Transcribe everything in the data word for word. Pictures are left out.

<<<<

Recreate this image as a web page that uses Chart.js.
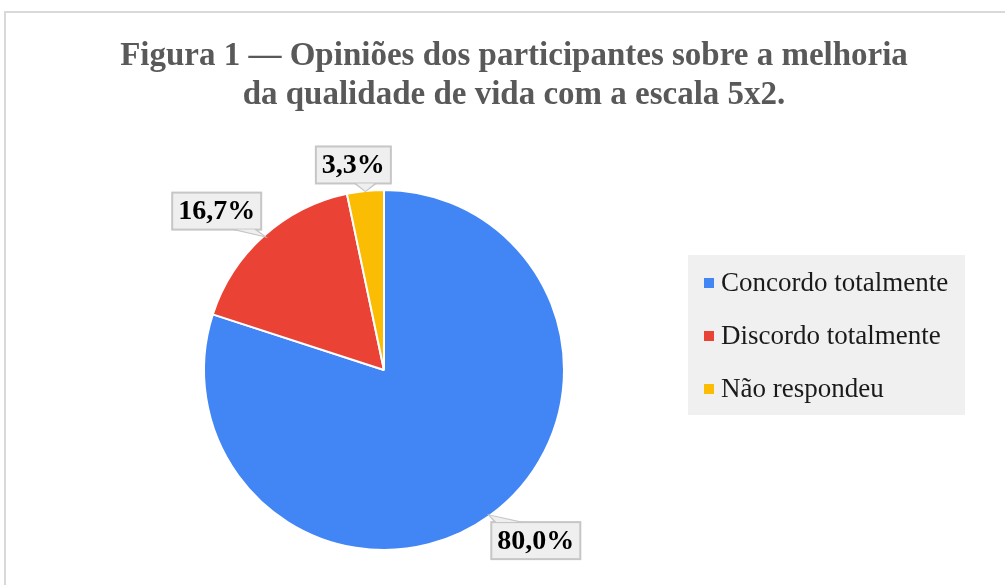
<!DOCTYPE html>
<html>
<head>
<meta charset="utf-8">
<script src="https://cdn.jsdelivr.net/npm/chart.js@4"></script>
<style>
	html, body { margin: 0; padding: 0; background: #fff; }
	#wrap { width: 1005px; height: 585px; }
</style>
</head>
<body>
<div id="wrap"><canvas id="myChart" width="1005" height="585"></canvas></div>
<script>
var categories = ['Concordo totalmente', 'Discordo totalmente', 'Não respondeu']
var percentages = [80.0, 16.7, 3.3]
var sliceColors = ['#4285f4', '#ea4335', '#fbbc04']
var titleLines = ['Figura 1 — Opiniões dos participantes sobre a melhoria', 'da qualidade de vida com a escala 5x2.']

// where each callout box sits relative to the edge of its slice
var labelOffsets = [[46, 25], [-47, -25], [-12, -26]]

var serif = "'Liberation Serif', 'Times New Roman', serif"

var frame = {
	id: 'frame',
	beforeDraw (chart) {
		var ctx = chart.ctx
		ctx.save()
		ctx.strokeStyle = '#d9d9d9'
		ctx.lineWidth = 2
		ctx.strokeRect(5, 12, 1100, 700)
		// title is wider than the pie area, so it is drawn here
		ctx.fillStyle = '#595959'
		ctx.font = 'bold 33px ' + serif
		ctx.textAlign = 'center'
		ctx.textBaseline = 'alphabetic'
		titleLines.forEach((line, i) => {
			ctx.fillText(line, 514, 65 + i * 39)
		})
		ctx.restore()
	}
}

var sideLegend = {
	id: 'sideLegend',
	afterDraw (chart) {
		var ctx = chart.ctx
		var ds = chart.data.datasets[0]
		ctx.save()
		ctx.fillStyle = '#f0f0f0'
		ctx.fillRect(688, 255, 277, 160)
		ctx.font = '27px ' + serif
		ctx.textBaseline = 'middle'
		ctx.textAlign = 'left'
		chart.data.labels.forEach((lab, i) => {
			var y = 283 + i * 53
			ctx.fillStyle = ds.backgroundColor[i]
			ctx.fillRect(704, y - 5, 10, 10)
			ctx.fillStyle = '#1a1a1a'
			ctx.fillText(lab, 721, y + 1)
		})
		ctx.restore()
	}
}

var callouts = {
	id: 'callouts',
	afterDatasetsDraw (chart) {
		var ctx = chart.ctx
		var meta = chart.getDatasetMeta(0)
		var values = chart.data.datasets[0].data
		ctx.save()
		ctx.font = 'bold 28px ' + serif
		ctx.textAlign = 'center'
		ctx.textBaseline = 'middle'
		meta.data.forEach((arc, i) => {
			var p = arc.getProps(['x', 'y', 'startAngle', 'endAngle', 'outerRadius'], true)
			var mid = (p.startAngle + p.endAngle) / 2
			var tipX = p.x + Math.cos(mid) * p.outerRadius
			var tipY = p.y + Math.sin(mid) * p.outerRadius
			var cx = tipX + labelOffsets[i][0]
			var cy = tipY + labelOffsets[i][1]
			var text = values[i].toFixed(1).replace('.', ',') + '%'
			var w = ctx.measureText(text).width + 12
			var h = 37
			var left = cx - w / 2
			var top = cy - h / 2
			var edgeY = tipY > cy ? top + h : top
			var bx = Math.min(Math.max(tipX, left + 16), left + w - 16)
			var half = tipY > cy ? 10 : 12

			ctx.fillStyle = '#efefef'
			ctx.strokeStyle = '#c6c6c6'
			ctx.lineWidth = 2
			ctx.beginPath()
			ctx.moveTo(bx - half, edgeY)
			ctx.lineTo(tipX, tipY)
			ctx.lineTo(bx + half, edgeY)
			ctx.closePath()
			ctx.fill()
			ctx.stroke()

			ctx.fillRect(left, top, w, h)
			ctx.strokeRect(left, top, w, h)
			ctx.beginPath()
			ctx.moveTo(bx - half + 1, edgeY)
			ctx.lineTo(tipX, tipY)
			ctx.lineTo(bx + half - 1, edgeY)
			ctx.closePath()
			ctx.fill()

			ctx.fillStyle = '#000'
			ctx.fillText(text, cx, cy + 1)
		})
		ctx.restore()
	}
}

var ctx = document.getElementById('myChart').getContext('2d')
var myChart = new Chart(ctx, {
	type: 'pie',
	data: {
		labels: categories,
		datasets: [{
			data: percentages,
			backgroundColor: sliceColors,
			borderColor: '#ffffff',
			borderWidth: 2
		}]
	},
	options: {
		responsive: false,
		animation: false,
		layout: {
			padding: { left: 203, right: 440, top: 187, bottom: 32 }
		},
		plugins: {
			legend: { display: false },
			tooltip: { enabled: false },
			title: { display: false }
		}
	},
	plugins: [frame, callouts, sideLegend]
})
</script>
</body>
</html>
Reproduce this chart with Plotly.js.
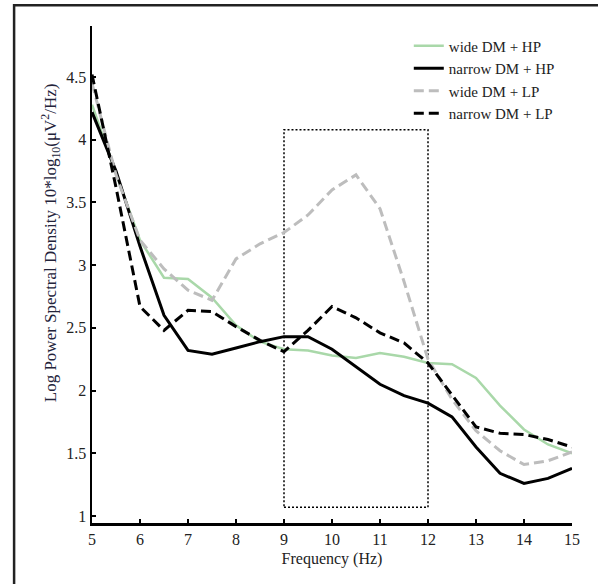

>>>>

• _Output_
Recreate this image as a web page that uses Chart.js.
<!DOCTYPE html>
<html>
<head>
<meta charset="utf-8">
<script src="https://cdn.jsdelivr.net/npm/chart.js@4"></script>
<style>
	html, body { margin: 0; padding: 0; background: #fff; }
	#wrap { width: 1005px; height: 585px; }
</style>
</head>
<body>
<div id="wrap"><canvas id="myChart" width="1005" height="585"></canvas></div>
<script>
var categories = ['Concordo totalmente', 'Discordo totalmente', 'Não respondeu']
var percentages = [80.0, 16.7, 3.3]
var sliceColors = ['#4285f4', '#ea4335', '#fbbc04']
var titleLines = ['Figura 1 — Opiniões dos participantes sobre a melhoria', 'da qualidade de vida com a escala 5x2.']

// where each callout box sits relative to the edge of its slice
var labelOffsets = [[46, 25], [-47, -25], [-12, -26]]

var serif = "'Liberation Serif', 'Times New Roman', serif"

var frame = {
	id: 'frame',
	beforeDraw (chart) {
		var ctx = chart.ctx
		ctx.save()
		ctx.strokeStyle = '#d9d9d9'
		ctx.lineWidth = 2
		ctx.strokeRect(5, 12, 1100, 700)
		// title is wider than the pie area, so it is drawn here
		ctx.fillStyle = '#595959'
		ctx.font = 'bold 33px ' + serif
		ctx.textAlign = 'center'
		ctx.textBaseline = 'alphabetic'
		titleLines.forEach((line, i) => {
			ctx.fillText(line, 514, 65 + i * 39)
		})
		ctx.restore()
	}
}

var sideLegend = {
	id: 'sideLegend',
	afterDraw (chart) {
		var ctx = chart.ctx
		var ds = chart.data.datasets[0]
		ctx.save()
		ctx.fillStyle = '#f0f0f0'
		ctx.fillRect(688, 255, 277, 160)
		ctx.font = '27px ' + serif
		ctx.textBaseline = 'middle'
		ctx.textAlign = 'left'
		chart.data.labels.forEach((lab, i) => {
			var y = 283 + i * 53
			ctx.fillStyle = ds.backgroundColor[i]
			ctx.fillRect(704, y - 5, 10, 10)
			ctx.fillStyle = '#1a1a1a'
			ctx.fillText(lab, 721, y + 1)
		})
		ctx.restore()
	}
}

var callouts = {
	id: 'callouts',
	afterDatasetsDraw (chart) {
		var ctx = chart.ctx
		var meta = chart.getDatasetMeta(0)
		var values = chart.data.datasets[0].data
		ctx.save()
		ctx.font = 'bold 28px ' + serif
		ctx.textAlign = 'center'
		ctx.textBaseline = 'middle'
		meta.data.forEach((arc, i) => {
			var p = arc.getProps(['x', 'y', 'startAngle', 'endAngle', 'outerRadius'], true)
			var mid = (p.startAngle + p.endAngle) / 2
			var tipX = p.x + Math.cos(mid) * p.outerRadius
			var tipY = p.y + Math.sin(mid) * p.outerRadius
			var cx = tipX + labelOffsets[i][0]
			var cy = tipY + labelOffsets[i][1]
			var text = values[i].toFixed(1).replace('.', ',') + '%'
			var w = ctx.measureText(text).width + 12
			var h = 37
			var left = cx - w / 2
			var top = cy - h / 2
			var edgeY = tipY > cy ? top + h : top
			var bx = Math.min(Math.max(tipX, left + 16), left + w - 16)
			var half = tipY > cy ? 10 : 12

			ctx.fillStyle = '#efefef'
			ctx.strokeStyle = '#c6c6c6'
			ctx.lineWidth = 2
			ctx.beginPath()
			ctx.moveTo(bx - half, edgeY)
			ctx.lineTo(tipX, tipY)
			ctx.lineTo(bx + half, edgeY)
			ctx.closePath()
			ctx.fill()
			ctx.stroke()

			ctx.fillRect(left, top, w, h)
			ctx.strokeRect(left, top, w, h)
			ctx.beginPath()
			ctx.moveTo(bx - half + 1, edgeY)
			ctx.lineTo(tipX, tipY)
			ctx.lineTo(bx + half - 1, edgeY)
			ctx.closePath()
			ctx.fill()

			ctx.fillStyle = '#000'
			ctx.fillText(text, cx, cy + 1)
		})
		ctx.restore()
	}
}

var ctx = document.getElementById('myChart').getContext('2d')
var myChart = new Chart(ctx, {
	type: 'pie',
	data: {
		labels: categories,
		datasets: [{
			data: percentages,
			backgroundColor: sliceColors,
			borderColor: '#ffffff',
			borderWidth: 2
		}]
	},
	options: {
		responsive: false,
		animation: false,
		layout: {
			padding: { left: 203, right: 440, top: 187, bottom: 32 }
		},
		plugins: {
			legend: { display: false },
			tooltip: { enabled: false },
			title: { display: false }
		}
	},
	plugins: [frame, callouts, sideLegend]
})
</script>
</body>
</html>
Reproduce this chart with Plotly.js.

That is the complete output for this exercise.